----- Rows

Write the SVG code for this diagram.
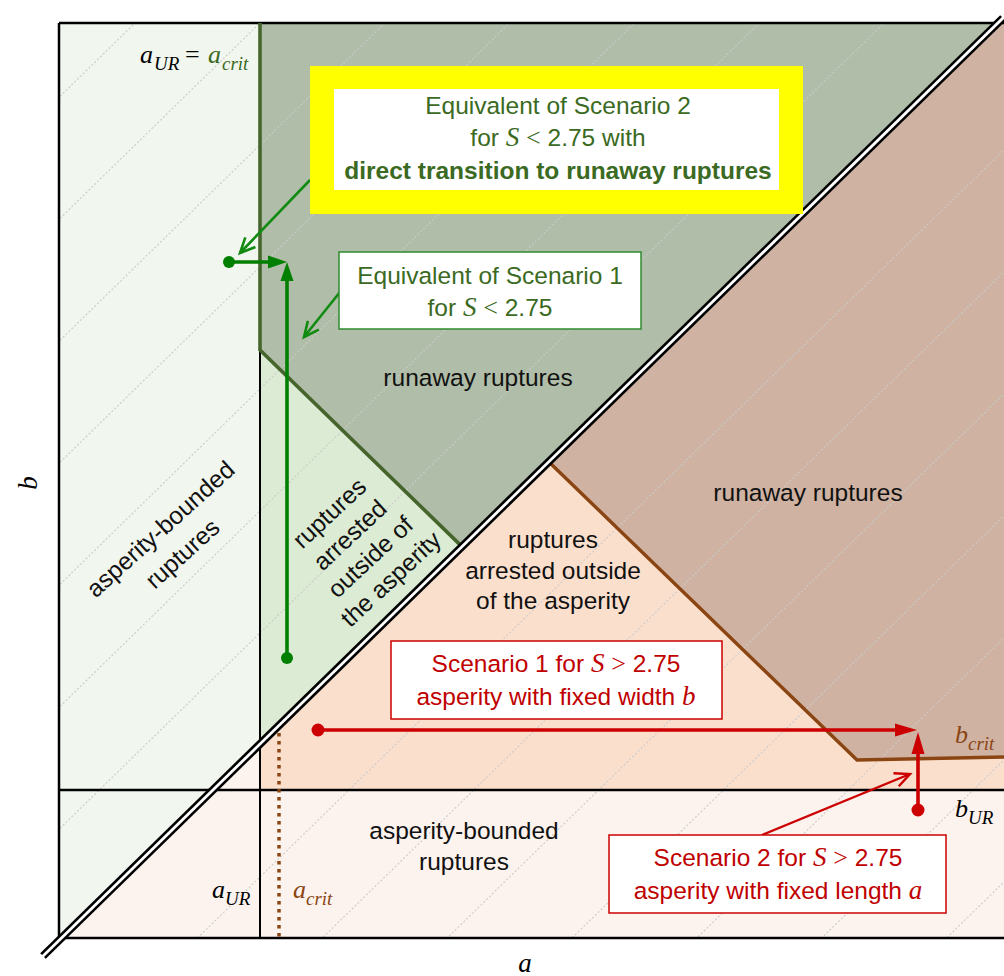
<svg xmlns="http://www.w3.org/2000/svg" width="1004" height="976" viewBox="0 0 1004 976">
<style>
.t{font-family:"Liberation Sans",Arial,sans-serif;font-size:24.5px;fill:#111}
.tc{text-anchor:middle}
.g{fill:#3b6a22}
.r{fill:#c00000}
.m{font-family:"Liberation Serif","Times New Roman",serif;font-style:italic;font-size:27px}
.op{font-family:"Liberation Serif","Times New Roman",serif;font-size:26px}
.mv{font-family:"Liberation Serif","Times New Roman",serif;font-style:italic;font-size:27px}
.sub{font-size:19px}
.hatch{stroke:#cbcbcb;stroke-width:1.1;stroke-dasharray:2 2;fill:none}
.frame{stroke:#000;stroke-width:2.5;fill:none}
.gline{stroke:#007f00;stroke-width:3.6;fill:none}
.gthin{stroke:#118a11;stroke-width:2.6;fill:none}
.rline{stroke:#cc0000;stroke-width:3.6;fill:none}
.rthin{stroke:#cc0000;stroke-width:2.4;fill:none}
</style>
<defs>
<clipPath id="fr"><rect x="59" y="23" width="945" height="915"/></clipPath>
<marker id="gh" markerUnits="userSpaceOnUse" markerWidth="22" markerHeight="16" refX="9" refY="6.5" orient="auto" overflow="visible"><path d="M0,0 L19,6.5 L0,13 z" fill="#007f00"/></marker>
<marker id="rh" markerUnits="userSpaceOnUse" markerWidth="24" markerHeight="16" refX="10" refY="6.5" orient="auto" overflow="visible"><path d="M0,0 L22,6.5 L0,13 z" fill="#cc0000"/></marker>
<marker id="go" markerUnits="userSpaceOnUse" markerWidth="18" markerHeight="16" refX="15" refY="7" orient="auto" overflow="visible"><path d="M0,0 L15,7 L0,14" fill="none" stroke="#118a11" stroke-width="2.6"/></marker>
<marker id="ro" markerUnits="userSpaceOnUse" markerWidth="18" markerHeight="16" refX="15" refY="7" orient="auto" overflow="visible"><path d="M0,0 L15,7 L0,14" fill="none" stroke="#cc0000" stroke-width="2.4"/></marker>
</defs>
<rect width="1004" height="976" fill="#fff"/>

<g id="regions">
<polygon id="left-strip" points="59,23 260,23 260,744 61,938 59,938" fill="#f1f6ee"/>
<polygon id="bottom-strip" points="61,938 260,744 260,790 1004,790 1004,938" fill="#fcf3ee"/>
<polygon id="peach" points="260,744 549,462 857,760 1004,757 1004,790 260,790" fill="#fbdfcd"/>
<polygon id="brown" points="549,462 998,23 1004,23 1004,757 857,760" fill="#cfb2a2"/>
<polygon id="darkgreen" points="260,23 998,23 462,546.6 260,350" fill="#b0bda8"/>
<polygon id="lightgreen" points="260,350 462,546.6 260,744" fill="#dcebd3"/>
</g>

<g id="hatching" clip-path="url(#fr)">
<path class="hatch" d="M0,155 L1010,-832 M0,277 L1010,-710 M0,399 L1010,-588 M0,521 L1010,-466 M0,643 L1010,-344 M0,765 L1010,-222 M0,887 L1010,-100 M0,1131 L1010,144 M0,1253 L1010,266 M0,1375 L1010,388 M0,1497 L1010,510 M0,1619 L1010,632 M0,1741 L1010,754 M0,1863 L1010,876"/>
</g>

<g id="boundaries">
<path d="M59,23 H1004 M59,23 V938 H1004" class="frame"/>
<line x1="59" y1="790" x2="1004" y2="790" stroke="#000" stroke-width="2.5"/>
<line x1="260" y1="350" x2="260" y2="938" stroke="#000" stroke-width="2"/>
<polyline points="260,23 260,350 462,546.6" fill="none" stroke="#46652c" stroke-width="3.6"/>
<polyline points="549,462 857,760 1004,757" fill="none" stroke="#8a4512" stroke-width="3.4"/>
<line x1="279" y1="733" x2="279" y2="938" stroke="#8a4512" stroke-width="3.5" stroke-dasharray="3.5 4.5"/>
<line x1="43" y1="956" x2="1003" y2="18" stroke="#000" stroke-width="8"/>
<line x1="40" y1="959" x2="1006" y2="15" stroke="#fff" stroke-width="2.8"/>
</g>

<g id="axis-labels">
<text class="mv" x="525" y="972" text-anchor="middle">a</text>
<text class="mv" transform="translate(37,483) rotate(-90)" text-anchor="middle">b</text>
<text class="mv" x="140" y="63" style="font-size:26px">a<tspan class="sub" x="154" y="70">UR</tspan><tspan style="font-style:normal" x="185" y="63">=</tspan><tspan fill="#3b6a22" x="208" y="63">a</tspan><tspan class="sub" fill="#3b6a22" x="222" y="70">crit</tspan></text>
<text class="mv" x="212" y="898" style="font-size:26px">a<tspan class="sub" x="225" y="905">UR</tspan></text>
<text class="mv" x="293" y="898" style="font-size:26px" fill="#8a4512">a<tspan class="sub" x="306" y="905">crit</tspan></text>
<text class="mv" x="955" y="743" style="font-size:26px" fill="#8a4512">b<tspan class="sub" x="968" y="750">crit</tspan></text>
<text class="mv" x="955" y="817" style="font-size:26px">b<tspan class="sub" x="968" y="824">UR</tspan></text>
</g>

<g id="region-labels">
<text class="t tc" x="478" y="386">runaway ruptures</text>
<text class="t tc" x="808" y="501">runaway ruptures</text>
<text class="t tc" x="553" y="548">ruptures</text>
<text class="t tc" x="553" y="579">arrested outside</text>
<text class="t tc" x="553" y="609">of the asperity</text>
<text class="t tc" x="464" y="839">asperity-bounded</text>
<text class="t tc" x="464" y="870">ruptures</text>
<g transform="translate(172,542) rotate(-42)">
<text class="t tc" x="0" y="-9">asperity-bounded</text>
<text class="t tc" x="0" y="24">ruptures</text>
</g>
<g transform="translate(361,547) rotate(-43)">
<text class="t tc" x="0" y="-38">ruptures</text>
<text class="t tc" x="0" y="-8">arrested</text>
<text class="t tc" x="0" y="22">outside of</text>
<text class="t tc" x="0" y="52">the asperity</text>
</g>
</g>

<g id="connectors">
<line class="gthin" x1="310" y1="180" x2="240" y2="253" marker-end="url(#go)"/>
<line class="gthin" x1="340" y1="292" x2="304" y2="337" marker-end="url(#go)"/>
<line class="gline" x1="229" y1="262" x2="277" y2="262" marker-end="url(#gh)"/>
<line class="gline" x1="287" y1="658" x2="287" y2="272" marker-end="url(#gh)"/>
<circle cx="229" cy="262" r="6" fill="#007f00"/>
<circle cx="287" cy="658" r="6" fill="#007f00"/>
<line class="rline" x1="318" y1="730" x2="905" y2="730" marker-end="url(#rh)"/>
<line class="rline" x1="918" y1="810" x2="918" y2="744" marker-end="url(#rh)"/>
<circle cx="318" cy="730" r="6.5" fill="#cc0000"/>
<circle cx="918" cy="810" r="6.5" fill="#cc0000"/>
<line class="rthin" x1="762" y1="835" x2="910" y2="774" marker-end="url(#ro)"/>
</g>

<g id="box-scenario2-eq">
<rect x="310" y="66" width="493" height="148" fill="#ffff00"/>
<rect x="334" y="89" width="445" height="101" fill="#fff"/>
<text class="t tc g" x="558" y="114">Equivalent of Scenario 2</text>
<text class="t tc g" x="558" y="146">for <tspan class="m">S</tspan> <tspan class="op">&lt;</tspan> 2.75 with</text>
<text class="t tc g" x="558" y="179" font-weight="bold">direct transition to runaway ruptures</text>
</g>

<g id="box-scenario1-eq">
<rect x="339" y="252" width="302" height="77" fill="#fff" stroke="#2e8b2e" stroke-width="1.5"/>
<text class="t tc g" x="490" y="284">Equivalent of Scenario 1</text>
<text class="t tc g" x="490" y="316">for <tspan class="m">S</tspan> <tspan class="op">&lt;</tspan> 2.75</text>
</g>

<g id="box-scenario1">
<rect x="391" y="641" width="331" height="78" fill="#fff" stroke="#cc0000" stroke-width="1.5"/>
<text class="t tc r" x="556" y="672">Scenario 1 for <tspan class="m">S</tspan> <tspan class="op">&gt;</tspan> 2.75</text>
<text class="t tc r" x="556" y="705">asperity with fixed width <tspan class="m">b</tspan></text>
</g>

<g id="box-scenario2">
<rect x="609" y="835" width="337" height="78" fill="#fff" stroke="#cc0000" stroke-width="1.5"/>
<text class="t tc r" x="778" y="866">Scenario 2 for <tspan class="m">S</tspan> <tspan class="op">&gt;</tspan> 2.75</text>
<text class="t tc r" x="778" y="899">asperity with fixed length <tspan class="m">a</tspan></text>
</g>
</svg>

----------
----- Rows

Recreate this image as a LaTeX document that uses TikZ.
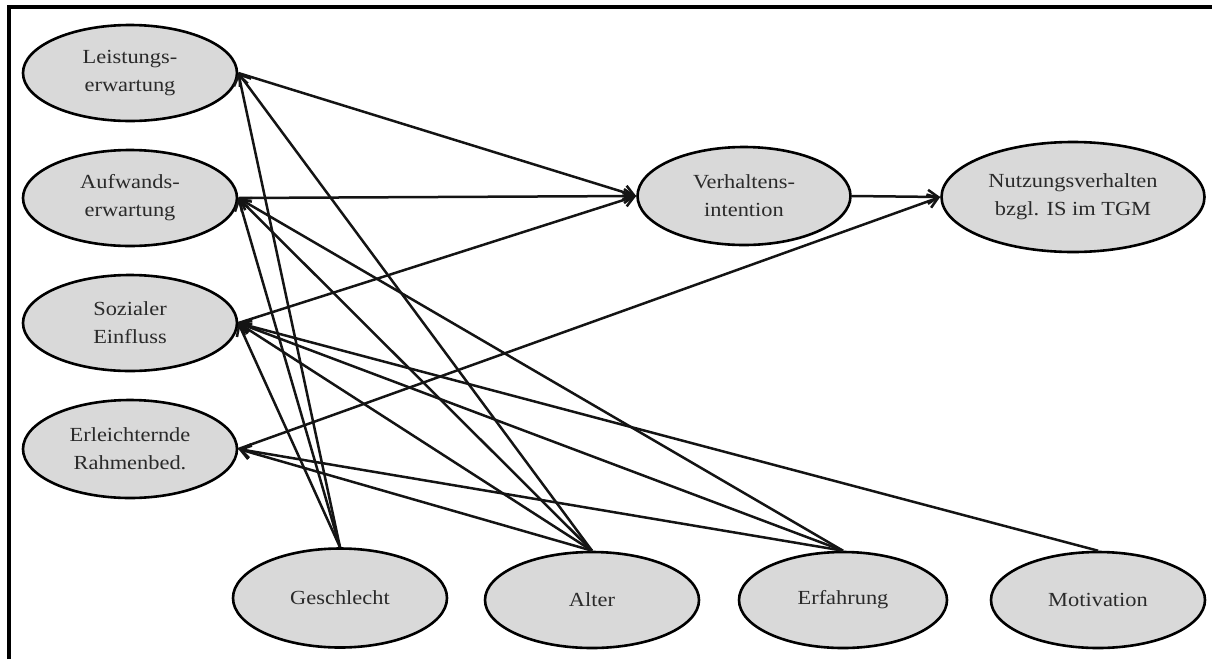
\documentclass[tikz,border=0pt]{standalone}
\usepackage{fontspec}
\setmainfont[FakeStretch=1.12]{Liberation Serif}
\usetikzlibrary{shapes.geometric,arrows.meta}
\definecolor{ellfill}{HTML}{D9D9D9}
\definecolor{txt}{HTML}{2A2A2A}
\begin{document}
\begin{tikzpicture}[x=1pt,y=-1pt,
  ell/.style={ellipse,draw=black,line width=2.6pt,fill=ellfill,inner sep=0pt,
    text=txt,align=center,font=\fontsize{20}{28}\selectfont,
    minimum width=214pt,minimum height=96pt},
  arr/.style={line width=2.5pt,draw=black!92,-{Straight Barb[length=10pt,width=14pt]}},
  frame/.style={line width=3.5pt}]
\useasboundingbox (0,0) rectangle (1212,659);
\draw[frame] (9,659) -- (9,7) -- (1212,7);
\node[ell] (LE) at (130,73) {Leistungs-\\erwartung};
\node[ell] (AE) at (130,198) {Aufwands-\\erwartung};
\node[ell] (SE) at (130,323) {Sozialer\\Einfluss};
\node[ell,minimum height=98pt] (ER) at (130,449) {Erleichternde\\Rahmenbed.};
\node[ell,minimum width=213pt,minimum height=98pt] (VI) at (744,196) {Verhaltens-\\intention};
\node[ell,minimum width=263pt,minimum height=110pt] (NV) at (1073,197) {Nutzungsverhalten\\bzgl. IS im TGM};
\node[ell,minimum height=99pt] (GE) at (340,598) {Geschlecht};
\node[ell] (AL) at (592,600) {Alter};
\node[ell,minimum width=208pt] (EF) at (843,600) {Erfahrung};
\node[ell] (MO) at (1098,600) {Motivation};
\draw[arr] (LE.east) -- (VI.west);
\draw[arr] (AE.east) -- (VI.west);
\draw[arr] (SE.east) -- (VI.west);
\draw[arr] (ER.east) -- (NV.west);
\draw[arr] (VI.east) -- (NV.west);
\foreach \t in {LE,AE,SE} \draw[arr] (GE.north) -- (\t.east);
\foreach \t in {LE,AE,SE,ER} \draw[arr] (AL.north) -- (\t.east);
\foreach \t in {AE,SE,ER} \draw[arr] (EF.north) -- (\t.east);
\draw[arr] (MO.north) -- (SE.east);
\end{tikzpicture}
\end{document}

----------

Work to be completed: Work out how many lines of the data above contain the string "this" and give the number alone.

Finished exercise: 2